Now, in a reversal that begs astonishment to the extent we pay attention to it, many natural scientists in the West have become slickster cynics, skunks in the attic, thieves of our hope. Perhaps worse, many have all but become determinists, pre-Abrahamic creatures posing as progressives, who tell us that there is nothing we can or at any rate will do to deflect the cosmic tragedies rushing toward us. Our freedom to act, they of the new predestination priesthood—geneticists—tell us, is an illusion. The fact that they have to go well beyond the evidence science itself can provide to posture this way doesn’t matter much in the end. They scent our air, which is thus rendered rancid with rotting spirit.

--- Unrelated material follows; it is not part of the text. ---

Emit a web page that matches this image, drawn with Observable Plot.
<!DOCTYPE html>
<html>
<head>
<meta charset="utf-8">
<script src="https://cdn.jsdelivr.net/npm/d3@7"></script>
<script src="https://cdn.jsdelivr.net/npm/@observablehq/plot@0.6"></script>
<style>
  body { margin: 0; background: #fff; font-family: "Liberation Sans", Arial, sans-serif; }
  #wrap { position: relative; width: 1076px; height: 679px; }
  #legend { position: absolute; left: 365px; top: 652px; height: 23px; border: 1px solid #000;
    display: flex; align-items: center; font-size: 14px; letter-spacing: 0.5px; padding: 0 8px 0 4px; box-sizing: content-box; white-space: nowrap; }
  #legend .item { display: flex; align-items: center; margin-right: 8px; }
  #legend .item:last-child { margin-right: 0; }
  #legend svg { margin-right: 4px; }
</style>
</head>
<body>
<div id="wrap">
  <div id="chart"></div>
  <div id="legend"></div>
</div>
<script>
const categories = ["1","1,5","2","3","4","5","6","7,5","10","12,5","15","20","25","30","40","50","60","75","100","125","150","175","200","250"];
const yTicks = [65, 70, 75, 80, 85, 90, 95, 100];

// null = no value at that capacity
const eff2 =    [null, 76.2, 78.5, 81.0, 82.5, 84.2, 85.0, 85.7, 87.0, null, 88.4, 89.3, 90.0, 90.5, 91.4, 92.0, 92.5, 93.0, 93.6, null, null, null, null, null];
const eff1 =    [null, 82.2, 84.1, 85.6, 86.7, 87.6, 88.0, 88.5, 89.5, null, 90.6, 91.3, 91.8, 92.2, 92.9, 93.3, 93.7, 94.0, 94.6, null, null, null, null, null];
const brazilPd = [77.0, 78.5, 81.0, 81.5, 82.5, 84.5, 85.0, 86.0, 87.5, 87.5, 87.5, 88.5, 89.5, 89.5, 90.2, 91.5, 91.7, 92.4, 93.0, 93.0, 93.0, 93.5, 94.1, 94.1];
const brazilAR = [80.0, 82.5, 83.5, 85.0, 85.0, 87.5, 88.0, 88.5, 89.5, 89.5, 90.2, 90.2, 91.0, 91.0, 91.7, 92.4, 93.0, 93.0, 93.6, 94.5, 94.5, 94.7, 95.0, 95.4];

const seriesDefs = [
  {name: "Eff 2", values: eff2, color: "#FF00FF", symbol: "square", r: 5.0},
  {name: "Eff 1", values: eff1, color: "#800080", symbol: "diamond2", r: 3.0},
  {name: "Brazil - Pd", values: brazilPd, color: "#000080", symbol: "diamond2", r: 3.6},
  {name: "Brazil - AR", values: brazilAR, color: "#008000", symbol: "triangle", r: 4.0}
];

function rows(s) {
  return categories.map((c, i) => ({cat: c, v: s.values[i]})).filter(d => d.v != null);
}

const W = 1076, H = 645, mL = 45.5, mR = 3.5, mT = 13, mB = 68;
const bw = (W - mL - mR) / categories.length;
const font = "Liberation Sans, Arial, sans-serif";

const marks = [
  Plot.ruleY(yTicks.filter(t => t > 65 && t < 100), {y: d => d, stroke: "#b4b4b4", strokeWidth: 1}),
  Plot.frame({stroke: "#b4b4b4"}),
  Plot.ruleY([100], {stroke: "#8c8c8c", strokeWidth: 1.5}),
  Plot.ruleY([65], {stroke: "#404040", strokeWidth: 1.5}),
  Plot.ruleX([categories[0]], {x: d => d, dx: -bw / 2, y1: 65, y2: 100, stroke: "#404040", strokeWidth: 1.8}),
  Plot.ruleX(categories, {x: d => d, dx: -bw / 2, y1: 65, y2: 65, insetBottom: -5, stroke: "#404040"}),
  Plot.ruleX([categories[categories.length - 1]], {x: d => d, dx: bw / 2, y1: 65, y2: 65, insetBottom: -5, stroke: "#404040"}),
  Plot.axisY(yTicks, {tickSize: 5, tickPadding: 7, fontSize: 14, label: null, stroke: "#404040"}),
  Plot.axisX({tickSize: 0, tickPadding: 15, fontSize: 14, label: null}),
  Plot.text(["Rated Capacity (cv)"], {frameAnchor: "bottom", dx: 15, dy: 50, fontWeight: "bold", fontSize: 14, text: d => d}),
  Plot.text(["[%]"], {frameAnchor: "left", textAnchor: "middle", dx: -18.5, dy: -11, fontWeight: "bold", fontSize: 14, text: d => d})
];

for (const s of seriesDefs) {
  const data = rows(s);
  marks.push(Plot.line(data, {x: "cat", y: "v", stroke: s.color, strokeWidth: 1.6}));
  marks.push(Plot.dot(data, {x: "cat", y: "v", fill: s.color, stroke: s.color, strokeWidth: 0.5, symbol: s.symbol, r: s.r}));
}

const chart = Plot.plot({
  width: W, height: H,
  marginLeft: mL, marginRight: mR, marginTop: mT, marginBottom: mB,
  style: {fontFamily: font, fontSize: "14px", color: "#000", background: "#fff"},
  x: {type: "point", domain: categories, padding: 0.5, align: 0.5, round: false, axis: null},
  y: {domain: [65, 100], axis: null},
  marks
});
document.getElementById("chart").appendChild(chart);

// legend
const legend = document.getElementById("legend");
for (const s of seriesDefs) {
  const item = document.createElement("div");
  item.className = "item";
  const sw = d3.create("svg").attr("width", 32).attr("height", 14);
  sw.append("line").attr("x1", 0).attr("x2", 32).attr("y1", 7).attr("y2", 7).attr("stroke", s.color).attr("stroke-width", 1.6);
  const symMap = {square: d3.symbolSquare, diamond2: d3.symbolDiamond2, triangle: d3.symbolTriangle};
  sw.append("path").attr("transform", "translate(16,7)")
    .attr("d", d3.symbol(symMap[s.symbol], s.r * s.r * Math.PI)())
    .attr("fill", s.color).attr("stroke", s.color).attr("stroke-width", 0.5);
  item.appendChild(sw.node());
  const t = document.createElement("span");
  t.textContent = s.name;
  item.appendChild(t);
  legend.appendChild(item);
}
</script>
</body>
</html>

Likely as not, Islamists will fall out among themselves, and so prime themselves for defeat and destruction. Likely as not too, the societies in whose midst they murder and maim, disgrace and degrade, will revolt and reconstitute themselves in due course to speed that defeat, probably with little help from us. It is starting to happen already. Maybe one morning fairly soon we’ll wake up and realize that, as with the plague of anarchist violence than wracked the latter half of the 19th century, the menace is pretty much gone, over with and done, burned itself out. We would be irresponsible to count on such an outcome, because a lot of bad things could happen before dawn—but it’s hardly far-fetched.
And then what will we do? Will we celebrate? What, exactly, will we celebrate? These days one has to wonder if we would know what to do with a happy ending even if it smacked us in the face. With any luck at all, we’re bound to find out, but the prognosis is worrying. After all, look what we in the West, and particularly in the United States, did with victory in the Cold War. It made us not more appreciative of liberal universalism but loutishly triumphal about it, to the point that we became giddy with our own humility—a strange sight to be sure. And with the collapse of our “materialist” Marxist-Leninist foe, that bastard stepchild of the Enlightenment, we became more materialistic in practice than they ever were in theory. No wonder we’re rusty at the old “war of ideas” business.
Let me not mislead you, dear reader. We do have a problem with Islamism and we therefore do have a stake in how the internal Muslim struggle now raging turns out. There are limits to what we can do to help the right side win, yes, but we are nowhere near reaching those limits yet. Yet it is still wrong and misleading, in my view, to characterize the struggle as one mainly about ideas that some yet-to-be-devised brilliant rational discourse can sway in our favor. In a way, that trivializes what the problem actually is. Yet it also means that we can ultimately prevail in this struggle even if we don’t manage an improbable “domestic revival” of liberalism. That constitutes at least a modest case for optimism, does it not?